Mediterranean for goodness sake

Tuesday, 16th May, 2017

GOOD MED-ICINE - The Mediterranean diet has been linked to better health in older people.

THE health benefits of the Mediterranean diet have long been lauded. Now a world-first study has shown the diet - packed with fresh fruit, vegetables, olive oil and wine - is best as we age.

A study by researchers at Deakin University found the diet lowers the likelihood of stroke, heart attack and chronic disease in older people.

The research project was lead by the Caryl Nowson from the university's Institute for Physical Activity and Nutrition.
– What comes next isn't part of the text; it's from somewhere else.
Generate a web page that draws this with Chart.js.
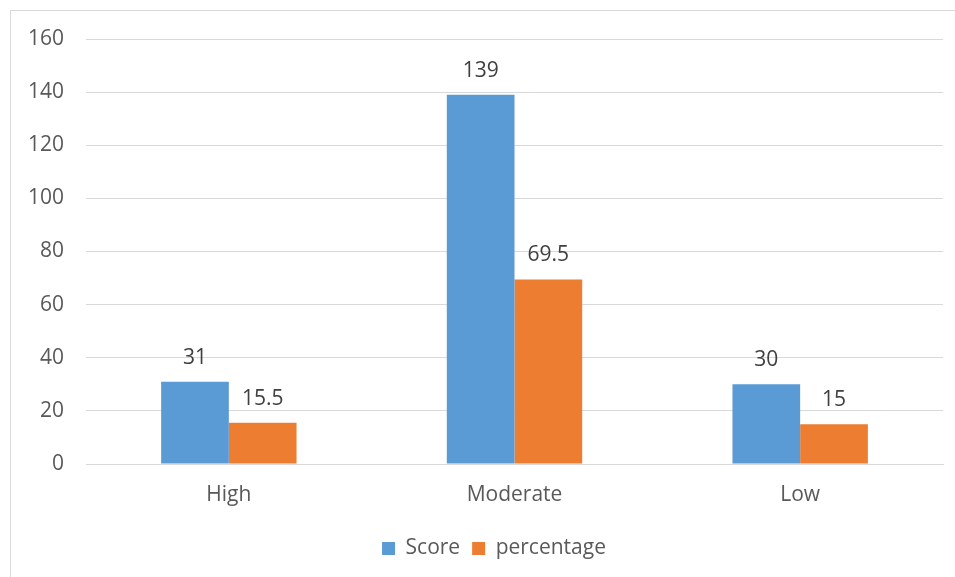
<!doctype html>
<html lang="en">
  <head>
    <meta charset="utf-8">
    <title>Score and percentage</title>
    <style>
      * {
        margin: 0;
        padding: 0;
      }
      body {
        background: #fff;
        width: 955px;
        height: 577px;
        overflow: hidden;
        position: relative;
      }
      .chartBorder {
        position: absolute;
        left: 10px;
        top: 10px;
        width: 980px;
        height: 620px;
        border: 1px solid #d9d9d9;
      }
      .chartBox {
        position: absolute;
        left: 0;
        top: 0;
        width: 945px;
        height: 560px;
      }
    </style>
  </head>
  <body>
    <div class="chartBorder">
      <div class="chartBox">
        <canvas id="myChart"></canvas>
      </div>
    </div>
    <script src="https://cdn.jsdelivr.net/npm/chart.js/dist/chart.umd.min.js"></script>
    <script>
    // data
    const categories = ['High', 'Moderate', 'Low'];
    const score = [31, 139, 30];
    const percentage = [15.5, 69.5, 15];
    const yTicks = [0, 20, 40, 60, 80, 100, 120, 140, 160];

    const FONT = '"Open Sans", "Liberation Sans", sans-serif';

    // value labels above each bar
    const valueLabels = {
      id: 'valueLabels',
      afterDatasetsDraw(chart) {
        const ctx = chart.ctx;
        ctx.save();
        ctx.font = '21px ' + FONT;
        ctx.fillStyle = '#404040';
        ctx.textAlign = 'center';
        ctx.textBaseline = 'alphabetic';
        chart.data.datasets.forEach((ds, i) => {
          chart.getDatasetMeta(i).data.forEach((bar, j) => {
            ctx.fillText(String(ds.data[j]), bar.x, bar.y - 18);
          });
        });
        ctx.restore();
      }
    };

    // legend sits a little right of the canvas centre in the original
    const legendShift = {
      id: 'legendShift',
      afterLayout(chart) {
        const lg = chart.legend;
        if (lg) {
          lg.left += 17;
          lg.right += 17;
        }
      }
    };

    const data = {
      labels: categories,
      datasets: [{
        label: 'Score',
        data: score,
        backgroundColor: '#5B9BD5',
        borderWidth: 0
      }, {
        label: 'percentage',
        data: percentage,
        backgroundColor: '#ED7D31',
        borderWidth: 0
      }]
    };

    const config = {
      type: 'bar',
      data,
      options: {
        responsive: true,
        maintainAspectRatio: false,
        animation: false,
        layout: {
          padding: { top: 28, right: 13, bottom: 2, left: 0 }
        },
        datasets: {
          bar: {
            categoryPercentage: 0.474,
            barPercentage: 1
          }
        },
        scales: {
          x: {
            grid: { display: false, drawTicks: false },
            border: { color: '#d9d9d9', width: 1 },
            ticks: {
              color: '#595959',
              font: { family: FONT, size: 21 },
              padding: 18
            },
            afterFit(scale) {
              scale.height = 62;
              scale.paddingLeft = 0;
              scale.paddingRight = 0;
            }
          },
          y: {
            min: 0,
            max: 160,
            afterBuildTicks(scale) {
              scale.ticks = yTicks.map(v => ({ value: v }));
            },
            grid: { color: '#d9d9d9', lineWidth: 1, drawTicks: false },
            border: { display: false },
            ticks: {
              color: '#595959',
              font: { family: FONT, size: 21 },
              padding: 22
            },
            afterFit(scale) {
              scale.width = 75;
              scale.paddingTop = 0;
              scale.paddingBottom = 0;
            }
          }
        },
        plugins: {
          legend: {
            position: 'bottom',
            labels: {
              color: '#595959',
              font: { family: FONT, size: 21 },
              boxWidth: 13,
              boxHeight: 13,
              padding: 12
            }
          },
          tooltip: { enabled: false }
        }
      },
      plugins: [valueLabels, legendShift]
    };

    const myChart = new Chart(document.getElementById('myChart'), config);
    </script>
  </body>
</html>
It found the elderly were more likely to remain cognitively alert while eating protein-rich legumes, fish, whole grain and red meat.

"We found that older people eating a Mediterranean type diet that contains a variety of fruits and vegetables, olive oil daily and nuts, are more likely to have less chronic disease as they age, less likely to have a stroke or heart attack, and less likely to become frail and more likely to remain cognitively alert," Professor Nowson said.

Her team reviewed more than 800 studies and summarised data from 35 studies linking diet to health impact.

She said the evidence showed we need specific dietary recommendations for people over 65 as their needs are different to younger adults or people in middle age.

Professor Nowson's motivation for the study came after watching her mother who, as she grew older, became increasing frail and lost so much muscle that she would fall over and needed support with walking.

"We know that if we can reduce muscle loss with ageing and if we can maintain muscle strength then we are more likely to be physically active, less likely to fall or get a fracture, and more likely to be able to maintain a high quality of life," she said.

"Older people actually require between 20-60 per cent more protein than younger adults or people in middle age, as higher intakes of protein, when combined with resistance exercise, can help to reduce muscle loss.

"This research now provides sufficient epidemiological evidence to recommend that those 65 and over adopt characteristics of a Mediterranean diet, including olive oil and at least three serves of vegetables per day.

"In addition, consuming more protein than younger people, together with regular resistance exercise, is likely to improve physical health.

"We all are happy to live longer, but the key is to remain both physically and mentally active - and this lifestyle pattern is likely to reduce the risk of heart attack and stroke, cognitive decline and frailty."

Professor Nowson's review will be published in The Journal of Nutrition, Health & Ageing.